Du village de Hjar Nhal aux beaux-arts de Séville, Yassine Chouati a rapidement fait mûrir sa pratique. Son pinceau crie et ses teintes téméraires se déclinent en une palette assez large.
Calés au fond du fauteuil de l’entrée de la librairie Les Insolites, nous étions curieux d’en apprendre plus sur le cheminement du jeune Yassine, dans cet espace qui accueille souvent ses expositions. Une conversation trilingue s’établit.
Un parcours de combattant
C’est à la mort de son père que Yassine part rejoindre sa sœur et sa mère dans le petit village de Hjar Nhal ,dans la commune de Boukhalef, à Tanger. Alors âgé de six ans, il poursuit ses études pour obtenir un bac en option mécanique tout en enchainant les labeurs pour subvenir aux besoins de sa petite famille.
Cette longue période de deuil, qui a été conjuguée à l’austérité, a développé chez lui une appétence pour les arts plastiques. De la souffrance est donc né le besoin de s’exprimer d’une manière alternative et la nécessité de sublimer ses ressentis.
Au vu de sa situation financière, étudier à l’étranger n’était pas une option envisageable sans l’aide de Jean-Pierre Lugli. Alors directeur de l’Ecole Adrien Berchet à Tanger, il est convaincu par son talent et l’aide d’abord à intégrer l’Institut National des Beaux-arts de Tétouan avant de soutenir son départ pour Séville, deux ans après. Véritable père spirituel, cet homme l’accompagnera tout au long de son parcours.
Une oeuvre engagée
« Soy de una sociedad donde la libertad es reducida y el arte es una manera de expressar y de catalisar.
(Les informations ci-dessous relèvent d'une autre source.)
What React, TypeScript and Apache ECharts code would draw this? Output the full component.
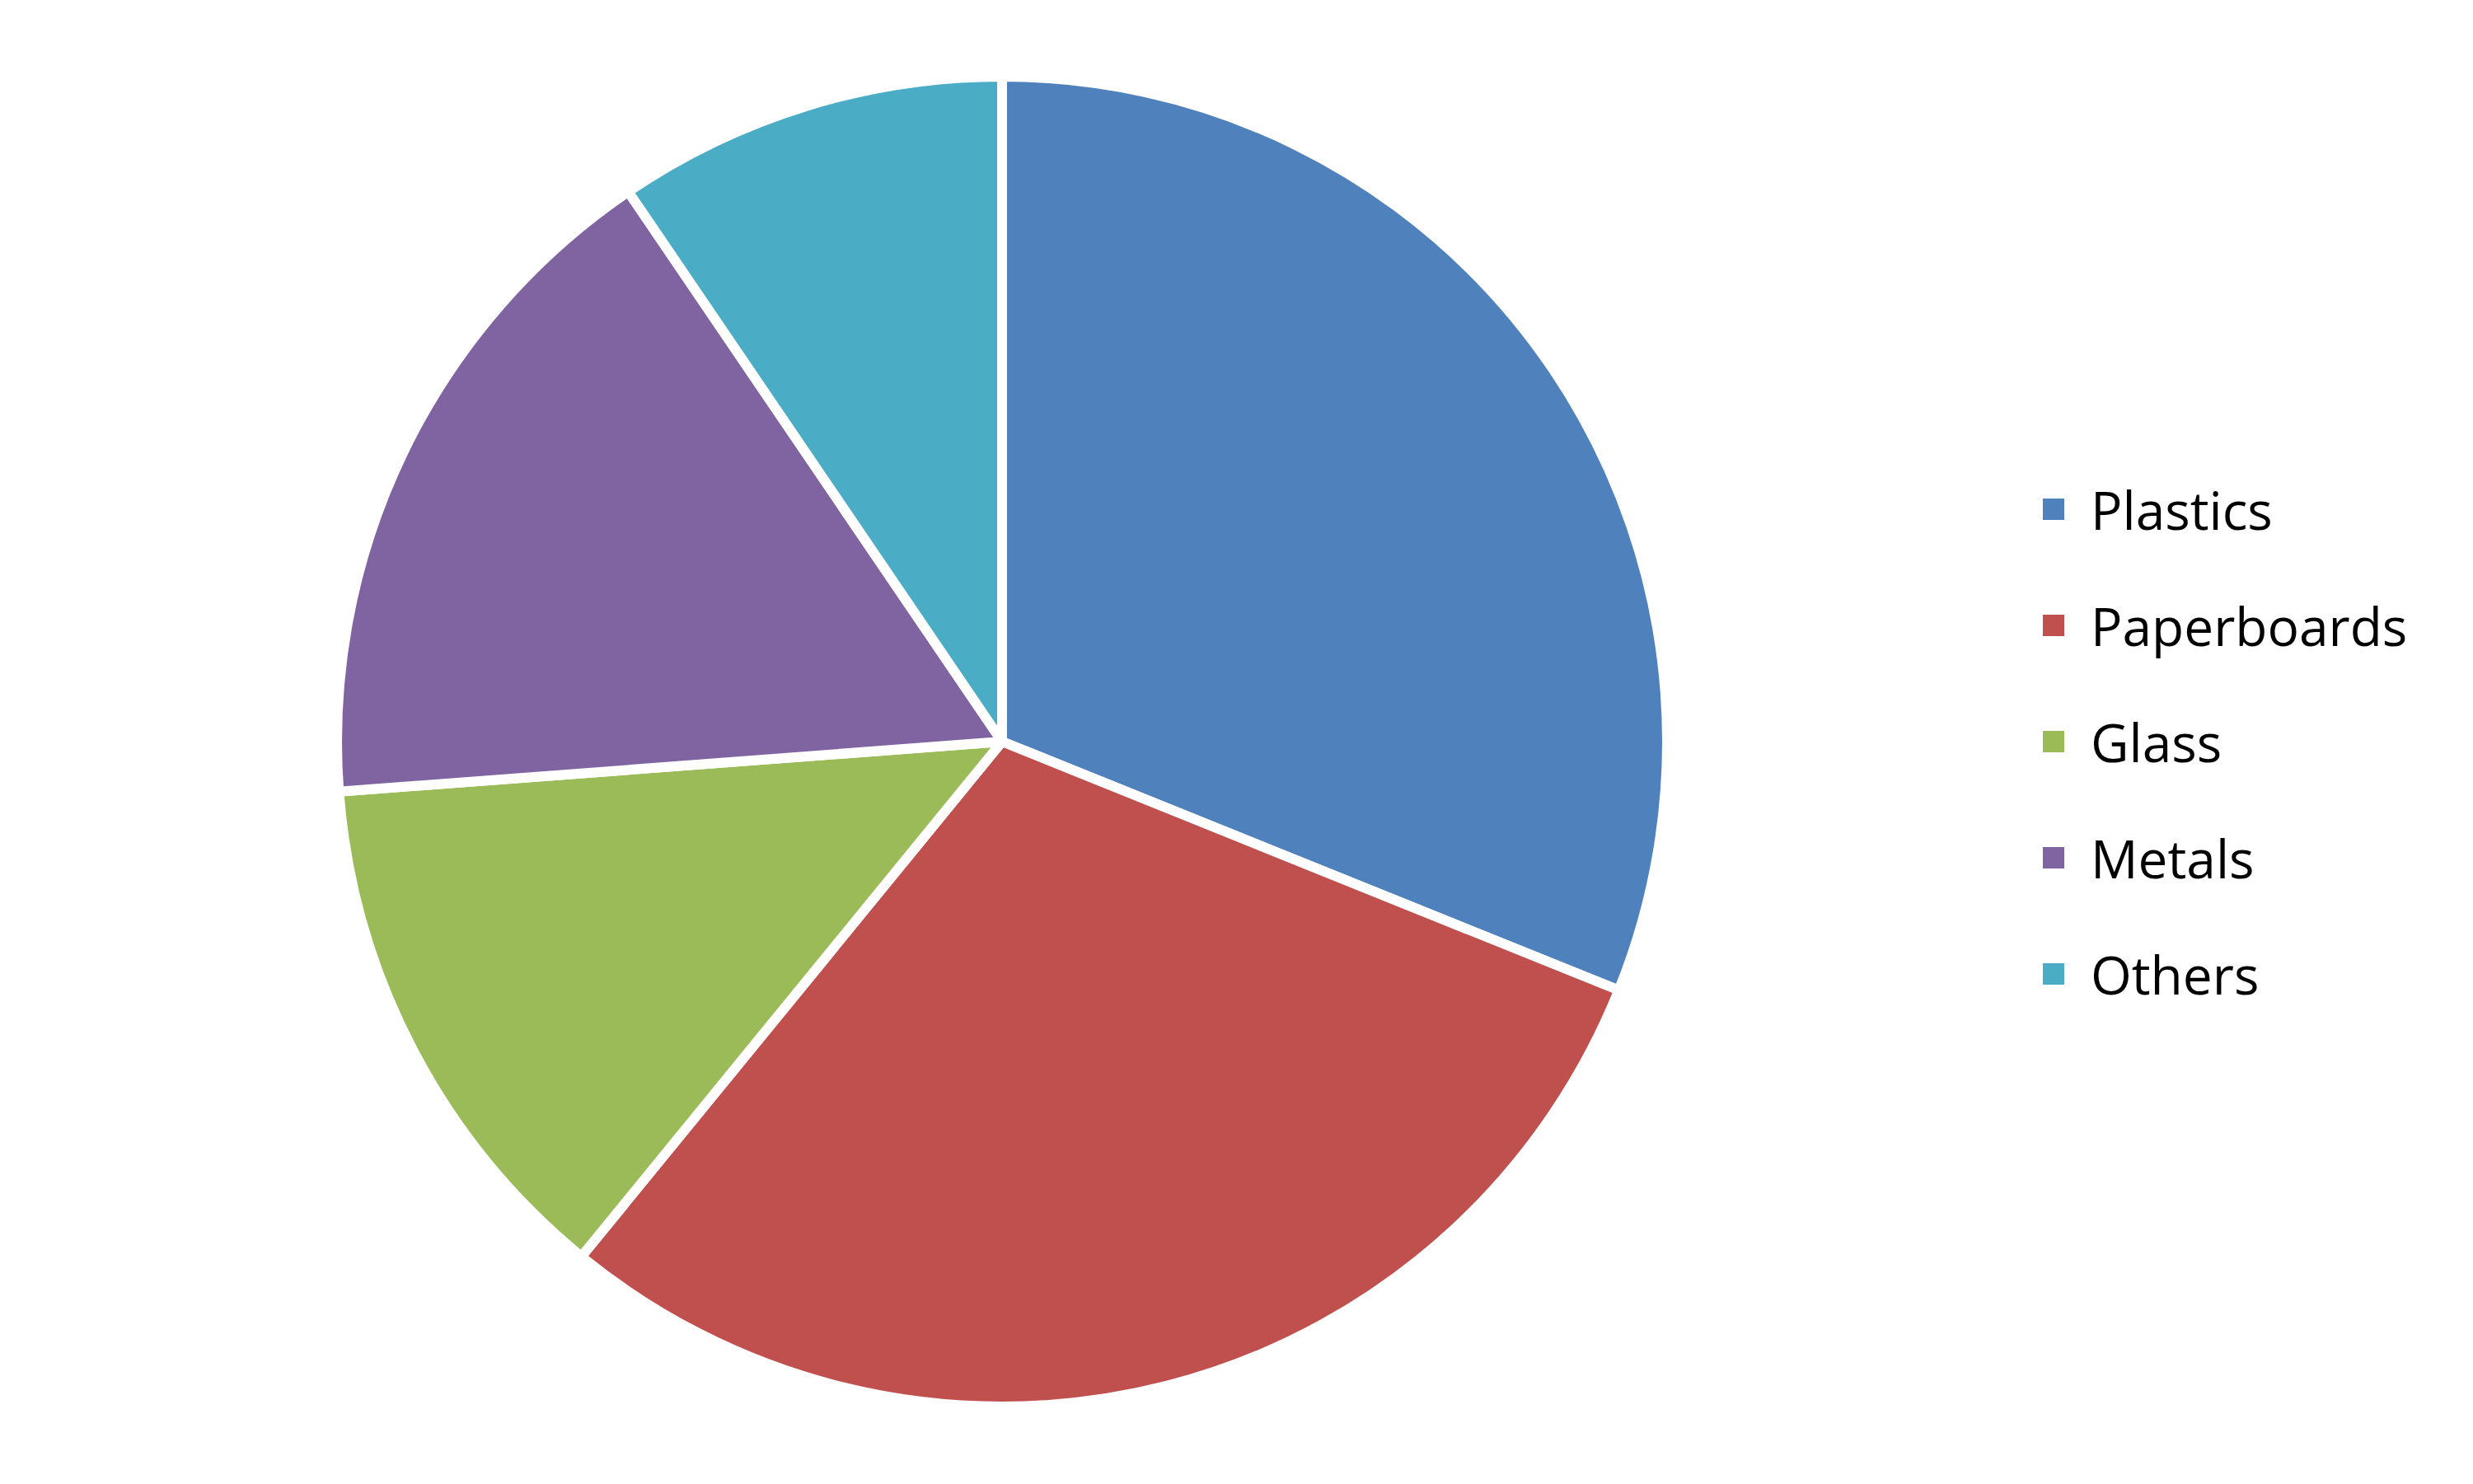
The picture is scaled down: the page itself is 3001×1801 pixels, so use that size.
import React, { useEffect, useRef } from "react";
import * as echarts from "echarts";

const categories = ["Plastics", "Paperboards", "Glass", "Metals", "Others"];
const shares = [31.1, 29.8, 12.9, 16.7, 9.5];
const colors = ["#4F81BD", "#C0504D", "#9BBB59", "#8064A2", "#4BACC6"];

export default function App() {
  const ref = useRef<HTMLDivElement>(null);
  useEffect(() => {
    if (!ref.current) return;
    const chart = echarts.init(ref.current, null, { renderer: "svg" });
    chart.setOption({
      animation: false,
      backgroundColor: "#ffffff",
      color: colors,
      legend: {
        orient: "vertical",
        left: 2477,
        top: 586,
        padding: 0,
        itemWidth: 28,
        itemHeight: 28,
        itemGap: 77,
        icon: "rect",
        data: categories,
        textStyle: {
          fontFamily: "Open Sans",
          fontSize: 64,
          lineHeight: 64,
          color: "#000000",
          padding: [0, 0, 0, 26],
        },
      },
      series: [
        {
          type: "pie",
          center: [1216, 900],
          radius: 807,
          startAngle: 90,
          clockwise: true,
          label: { show: false },
          labelLine: { show: false },
          emphasis: { disabled: true },
          itemStyle: { borderColor: "#ffffff", borderWidth: 12 },
          data: categories.map((name, i) => ({ name, value: shares[i] })),
        },
      ],
    });
    return () => chart.dispose();
  }, []);
  return (
    <div
      ref={ref}
      style={{ position: "fixed", left: 0, top: 0, width: 3001, height: 1801 }}
    />
  );
}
Creo que el artista es une personage importante », dit-il dans son espagnol parfait, que je peine parfois à comprendre.
« L’art permet de catalyser les inquiétudes de la société. Et dans des pays où la liberté est réduite, l’artiste est un personnage important »
Yassine conçoit plus l’objet artistique comme porteur de sens politique plutôt qu’esthétique. Son souci de l’engagement transparait dans ses toiles. Dans « Hilan Delgado », des corps gisant sur le sol et des silhouettes criantes se meuvent, reflétant la violence subie par leurs êtres.
La démarche du peintre est sincère et sa représentation tempérée. Son pinceau incisif n’a pas peur du mouvement et sa palette s’enhardit pour se saisir de préoccupations sociales et politiques.
Connaissant son histoire de l’art sur le bout des doigts, Yassine cite la série de 80 gravures « Los Caprichos » de Francis Goya comme oeuvre marquante. En nommant sa série « Hilan Delgado », il fait directement référence à la planche n° 44 du même nom : « Elles filent fin » (en Français).
S’inspirant des estampes du maître espagnol, Yassine souhaite partager sa critique sans jamais imposer de lecture figée. La vision que le coloriste expose témoigne clairement de sa grande sensibilité.
Une méthode de travail en série
Lithographie, peinture ou installations audiovisuelles, il ne craint rien. Il diversifie les approches, nuance les couleurs et affirme ainsi son génie.
Pour ses projets, Yassine apprécie de faire interagir ses toiles. Il conçoit la série et la réfléchit comme un tout. Chaque tableau, élément appelé à rejoindre l’ensemble, se construit, grandit, mûrit en accord avec les autres.
Dans son atelier, Yassine bouge de toile en toile les faisant communiquer mutuellement à des rythmes d’évolution variables, qui dépendent de son inspiration.